Another, more famous example: let’s go back to Brad Pitt. The celebrity press–and quite a few fans and folks–went wild when Pitt and Aniston married because they were both fit the all-American physical ideals of being fit, blond-ish hair, and blue eyes, and they were both wildly famous and rich. And when Pitt got together with Angelina Jolie? Celebrity magazines are still playing out the drama of the love triangle between the “innocent” Aniston, the “seduced” Pitt, and the “temptress” Jolie, even though Aniston just got engaged and Jolie and Pitt have blended their multiracial family for a good while. (But still keep Brad Pitt in mind. We’ll get back to him soon enough.)
And when White showbiz folks go “off-script” racially? It gets complicated–and often ugly. For all of the scorching Tony Goldwyn and Kerry Washington do on Scandal, the celebrity press frames the dating out of popular White male performers part of their “bad boy” image, like Colin Farrell, Kid Rock, and Michael Fassbender. But if they marry or become engaged outside of the race? Well, depending on their careers’ trajectory, the relationships are rarely mentioned–how often do I see the articles about famous White male entertainers in interracial relationships with, for example, Black women on sites geared mostly toward Black women but nothing similar in mainstream celebrity media outlets (and this is the point where you can bring Brad Pitt back in because he was involved with Robin Givens while she was divorcing Mike Tyson in 1988 before his own career took off)–or they’ve had to fend off stereotypes about their partner, like Ben Affleck had to do with then-fiancee Jennifer Lopez; or they’ve been harassed, as in the case of Sex and the City’s Chris Noth and his new wife. Singer Robin Thicke is an exception to this, since he started in R&B and has been viewed as “marrying the music” by partnering with actor Paula Patton, though that reflected light is diminishing as he stays opening his mouth and putting his foot in it. And David Bowie is also an exception because he and his wife Iman are such icons in their respective fields that folks don’t have their names in their mouths.
What does it look like for actors of color who “step out” their race to date, mate, and marry? For some Black women in particular at a certain pinnacle of fame, they make it a point to reassure their Black fan base that they’re still down with The Community.

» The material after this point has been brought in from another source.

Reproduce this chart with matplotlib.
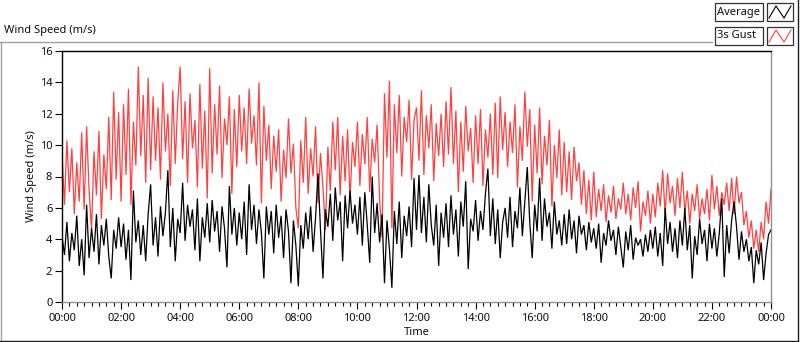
import matplotlib
matplotlib.use("Agg")
import matplotlib.pyplot as plt
from matplotlib.lines import Line2D
from matplotlib.patches import Rectangle
import numpy as np

plt.rcParams['font.family'] = ['Noto Sans', 'DejaVu Sans']

# ---- data: 5-minute samples, 00:00 .. 24:00 ----
gust = [
    9.5, 6.2, 10.3, 7.0, 9.8, 5.6, 8.9, 6.4, 10.8, 5.9, 11.2, 7.1,
    4.6, 9.6, 6.8, 10.9, 5.3, 9.4, 7.2, 11.8, 6.5, 13.4, 7.8, 12.1,
    6.4, 12.6, 8.1, 13.6, 6.2, 11.5, 8.7, 15.0, 9.3, 13.2, 7.6, 14.3,
    8.4, 13.1, 9.0, 12.4, 7.8, 14.0, 9.6, 12.0, 7.4, 13.5, 8.8, 12.7,
    15.0, 9.1, 12.8, 7.6, 13.3, 9.8, 11.6, 7.3, 13.9, 8.5, 12.2, 6.6,
    14.9, 8.2, 12.6, 9.4, 13.8, 7.9, 11.7, 10.0, 13.1, 6.9, 12.3, 8.6,
    13.2, 9.6, 12.4, 8.8, 13.6, 10.1, 11.9, 8.7, 14.0, 6.3, 12.5, 9.0,
    11.3, 7.2, 10.6, 8.3, 11.0, 6.4, 9.7, 7.9, 11.7, 8.2, 10.1, 6.0,
    4.7, 10.3, 7.6, 11.8, 6.9, 9.8, 8.0, 11.2, 6.3, 9.5, 7.3, 4.6,
    9.9, 7.1, 11.5, 8.4, 11.8, 6.8, 10.6, 7.7, 11.0, 6.5, 10.2, 8.6,
    11.5, 7.4, 10.7, 8.8, 11.8, 7.0, 10.4, 8.9, 11.3, 6.6, 4.1, 13.3,
    9.2, 14.1, 4.7, 12.6, 9.5, 13.2, 8.0, 11.8, 10.2, 12.9, 7.8, 11.6,
    12.4, 9.0, 13.5, 8.1, 11.9, 9.8, 12.6, 7.7, 11.4, 9.3, 12.0, 8.6,
    12.8, 9.4, 13.7, 8.8, 12.2, 7.0, 11.5, 8.3, 12.5, 9.6, 11.1, 7.6,
    11.9, 8.8, 12.3, 7.4, 11.0, 9.2, 12.0, 8.1, 12.7, 7.9, 13.1, 9.7,
    12.1, 8.6, 11.5, 9.5, 12.6, 7.3, 11.2, 9.0, 13.4, 9.9, 12.3, 6.4,
    11.3, 8.2, 12.4, 7.5, 10.6, 8.7, 11.6, 6.1, 10.0, 7.9, 11.0, 6.8,
    10.2, 7.0, 9.6, 6.5, 9.9, 7.7, 8.9, 6.2, 8.4, 5.6, 7.8, 5.2,
    8.3, 5.4, 7.2, 5.8, 7.5, 5.1, 6.8, 5.7, 7.4, 5.3, 6.6, 5.9,
    7.6, 5.6, 6.9, 5.2, 7.3, 6.0, 7.7, 4.5, 6.4, 5.5, 7.1, 5.0,
    6.9, 5.4, 7.6, 6.1, 8.4, 5.6, 8.2, 6.3, 7.4, 5.5, 7.9, 6.0,
    8.3, 5.7, 7.1, 5.0, 6.9, 5.8, 7.5, 5.3, 6.6, 5.6, 7.2, 5.2,
    8.1, 5.9, 7.4, 5.5, 7.0, 6.2, 7.6, 5.8, 7.9, 5.6, 8.0, 6.3,
    7.0, 4.9, 5.8, 4.1, 5.2, 3.4, 4.6, 3.2, 5.1, 4.0, 6.4, 5.0, 7.2,
]

average = [
    4.2, 3.0, 5.1, 2.6, 4.4, 3.3, 5.5, 2.3, 4.0, 1.7, 6.2, 2.8,
    4.7, 3.2, 5.6, 2.4, 4.9, 3.6, 5.3, 2.9, 1.5, 4.6, 3.4, 5.4,
    3.5, 5.0, 2.7, 4.6, 1.4, 7.1, 3.8, 5.2, 3.0, 4.9, 2.6, 5.6,
    7.5, 3.6, 5.4, 2.9, 6.1, 4.2, 5.7, 8.4, 3.5, 6.0, 2.6, 5.3,
    4.4, 7.6, 3.9, 6.2, 4.8, 5.9, 3.3, 6.6, 2.6, 5.4, 4.1, 6.3,
    3.8, 6.5, 4.5, 5.8, 3.2, 6.1, 4.7, 2.2, 7.4, 4.3, 6.0, 3.6,
    5.7, 4.0, 6.4, 3.0, 7.5, 4.6, 6.2, 3.7, 5.9, 4.4, 1.5, 6.1,
    4.3, 5.8, 3.1, 6.2, 4.1, 5.5, 2.8, 5.9, 4.5, 1.2, 5.2, 3.6,
    1.0, 4.9, 3.4, 5.7, 4.0, 6.1, 3.2, 5.4, 8.2, 4.6, 1.5, 5.9,
    4.8, 6.9, 3.9, 7.3, 5.2, 6.4, 2.6, 6.8, 4.7, 7.1, 5.0, 6.2,
    4.3, 6.7, 3.6, 7.0, 4.9, 2.5, 8.0, 4.4, 6.3, 3.8, 5.6, 1.2,
    5.2, 3.4, 0.9, 5.8, 3.7, 6.4, 2.8, 5.5, 4.2, 6.1, 3.5, 7.9,
    4.6, 8.1, 4.4, 6.7, 3.8, 7.5, 4.9, 3.6, 6.2, 2.3, 5.7, 4.1,
    6.3, 3.5, 6.8, 4.3, 5.9, 2.9, 6.4, 4.8, 7.7, 2.1, 5.3, 4.5,
    6.5, 3.9, 5.8, 4.6, 6.9, 8.5, 4.2, 6.6, 3.7, 5.9, 2.8, 5.1,
    6.0, 4.1, 6.7, 3.5, 5.8, 4.7, 7.3, 4.2, 6.4, 8.6, 5.1, 2.8,
    6.2, 4.5, 7.9, 3.9, 6.6, 4.8, 5.7, 3.4, 6.4, 4.3, 5.2, 3.6,
    5.6, 3.7, 5.9, 4.0, 5.2, 3.1, 5.5, 4.3, 4.9, 3.3, 5.1, 3.8,
    4.7, 3.4, 5.0, 2.5, 4.4, 3.6, 5.2, 3.9, 4.6, 3.0, 4.8, 3.5,
    2.2, 4.5, 3.3, 4.9, 2.7, 4.1, 3.6, 4.0, 2.9, 4.3, 3.2, 4.6,
    3.4, 4.8, 2.9, 4.4, 2.3, 6.0, 3.7, 5.1, 3.2, 4.7, 2.8, 5.2,
    3.6, 6.0, 3.3, 4.9, 1.5, 4.2, 3.0, 5.3, 3.7, 4.6, 2.6, 5.0,
    3.4, 4.7, 2.9, 4.4, 6.6, 1.6, 4.9, 3.1, 5.2, 6.4, 4.8, 2.7,
    4.5, 3.2, 4.0, 2.6, 3.5, 1.2, 3.3, 2.4, 3.8, 1.4, 3.1, 4.3, 4.6,
]

sample_minutes = 5
x_tick_hours = list(range(0, 25, 2))
x_tick_labels = ["%02d:00" % (h % 24) for h in x_tick_hours]
y_ticks = list(range(0, 17, 2))

hours = np.arange(len(gust)) * sample_minutes / 60.0

# ---- figure ----
W, H = 800, 342
fig = plt.figure(figsize=(W / 100, H / 100), dpi=100, facecolor="white")

def fx(px):
    return px / W

def fy(py):
    return 1 - py / H

TXT = "#0a0a20"
FS = 8

L, R, T, B = 62, 771, 51, 302
ax = fig.add_axes([fx(L), fy(B), fx(R - L), fy(T) - fy(B)])
ax.set_facecolor("white")

ax.plot(hours, gust, color="#ff4040", lw=0.9, solid_joinstyle="miter")
ax.plot(hours, average, color="black", lw=0.9, solid_joinstyle="miter")

ax.set_xlim(0, 24)
ax.set_ylim(0, 16)
ax.set_xticks(x_tick_hours)
ax.set_xticklabels(x_tick_labels)
ax.set_xticks(np.arange(0, 24.01, 0.25), minor=True)
ax.set_yticks(y_ticks)

ax.tick_params(axis="x", which="major", length=5, width=0.8, direction="out",
               labelsize=FS, pad=3, color="black", labelcolor=TXT)
ax.tick_params(axis="x", which="minor", length=3, width=0.8, direction="out",
               color="black")
ax.tick_params(axis="y", which="major", length=5, width=0.8, direction="out",
               labelsize=FS, pad=2, color="black", labelcolor=TXT)

for side in ("left", "top"):
    ax.spines[side].set_color("black")
    ax.spines[side].set_linewidth(1.0)
for side in ("right", "bottom"):
    ax.spines[side].set_color("#909090")
    ax.spines[side].set_linewidth(1.0)

ax.set_xlabel("Time", fontsize=FS, labelpad=2, color=TXT)
ax.set_ylabel("Wind Speed (m/s)", fontsize=FS, labelpad=2, color=TXT)

# ---- outer frame ----
fig.add_artist(Line2D([fx(0), fx(712)], [fy(42), fy(42)], color="#a0a0a0", lw=1))
fig.add_artist(Line2D([fx(0.5), fx(0.5)], [fy(42), fy(341)], color="#a0a0a0", lw=1))
fig.add_artist(Line2D([fx(0), fx(798)], [fy(341), fy(341)], color="#202020", lw=1))
fig.add_artist(Line2D([fx(798), fx(798)], [fy(0), fy(341)], color="#202020", lw=1))

fig.text(fx(4), fy(31), "Wind Speed (m/s)", fontsize=FS, va="center", ha="left",
         color=TXT)

# ---- legend ----
legend_names = ["Average", "3s Gust"]
legend_colors = ["black", "#ff4040"]
rows = [(3, 21), (27, 45)]
for (y0, y1), name, col in zip(rows, legend_names, legend_colors):
    fig.add_artist(Rectangle((fx(715), fy(y1)), fx(763 - 715), fy(y0) - fy(y1),
                             transform=fig.transFigure, facecolor="white",
                             edgecolor="#303030", lw=0.9))
    fig.text(fx(717), fy((y0 + y1) / 2), name, fontsize=FS, va="center",
             ha="left", color=TXT)
    fig.add_artist(Rectangle((fx(767), fy(y1)), fx(793 - 767), fy(y0) - fy(y1),
                             transform=fig.transFigure, facecolor="white",
                             edgecolor="#303030", lw=0.9))
    zx = [769, 776, 784, 791]
    zy = [y1 - 3, y0 + 3, y1 - 3, y0 + 3]
    fig.add_artist(Line2D([fx(v) for v in zx], [fy(v) for v in zy], color=col, lw=0.8))

fig.savefig("out.png", dpi=100, facecolor="white")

Actor Halle Berry said as such in a 2011 Ebony interview:
Well, first thing I want to say is that I’m very connected to my community, and I want Black people to know that I haven’t abandoned them because I’ve had a child with a man outside of my race and I’m dating someone now outside my race who is Spanish and French. I have never been more clear about who I am as a Black woman[…] And who I really am is a Black woman who is struggling to make my race proud of me, who is struggling to move Black women forward in the profession I’ve chosen, and those relationships have actually helped me identify more clearly[….]The truth that it’s taken me a long time to learn how to love myself, and color isn’t really a part of what I look at when I’m deciding who I want to spend time with. I look for the soul, the person, the evolution, what he believes in, who [he is as a person] and how does it affect me in a positive way.
Or The Black Community™ gets the blame for the woes of interracial couples, as expressed by Taye Diggs, who implied that Black women won’t support movies and TV if the couple presented is not Black or a Black male actor has a specifically white love interest. Or the press–or the celebrity–was generally quiet about their relationship. Unless you’re a stan, you may not know that, say, Kerry Washington was engaged to actor David Moscow for three years before she married NFLer Nnamdi Asomugha. The same holds true for actor Russell Wong, who partnered and had a child with African American dancer Eartha Robinson.
And what happens if a showbiz person dating someone who’s not hetero or cis? Even though gay rights activists and activists for transgender people’s rights are slowly moving US society to accept same-sex loving people and those who love trans people and gender non-conforming folks –and performers have helped with that movement–what happened with White Collar’s Matt Bomer brought up an old fear that kept actors from self-identifying as anything other than straight for a very long time if they wanted to make it in Hollywood. Author and screenwriter Bret Easton Ellis stated Bomer shouldn’t be cast in the film version of the best-seller 50 Shades of Grey because “he’s openly gay…I think he comes off totally gay on White Collar.” And the recent controversy with radio personality Mr Cee being caught on tape soliciting sex from someone perceived as a trans woman–he resigned from his job at Hot 97 after the second publicized bust, but the resignation wasn’t accepted–generated and deepened conversations about sexual attraction, transmisogyny, and masculinity within hip-hop and Black folks attached to and outside of it, which both trans activist Janet Mock and hip-hop podcast host and thinker/writer Lenee Voss eloquently address.
What’s the difference between The Celebrity Dating Narrative and the dating narratives those of us who live outside of the red-carpeted, designer-clothed, multimillion-dollar fishbowl are exposed to daily? Nothing, in a way, because, performers date and mate like the rest of us, complete with socially influenced preferences. Their fishbowl, like the rest of society, is built with the same institutional structures–and strictures–regarding love and marriage. But, in its mundaneness, the narrative, thanks to the media-driven star system that includes celebrity mags, also reinforces those structures and strictures and, more loosely, our own choices of mates. For those performers who participate in it, they are rewarded–and punished–with prestige and the paycheck.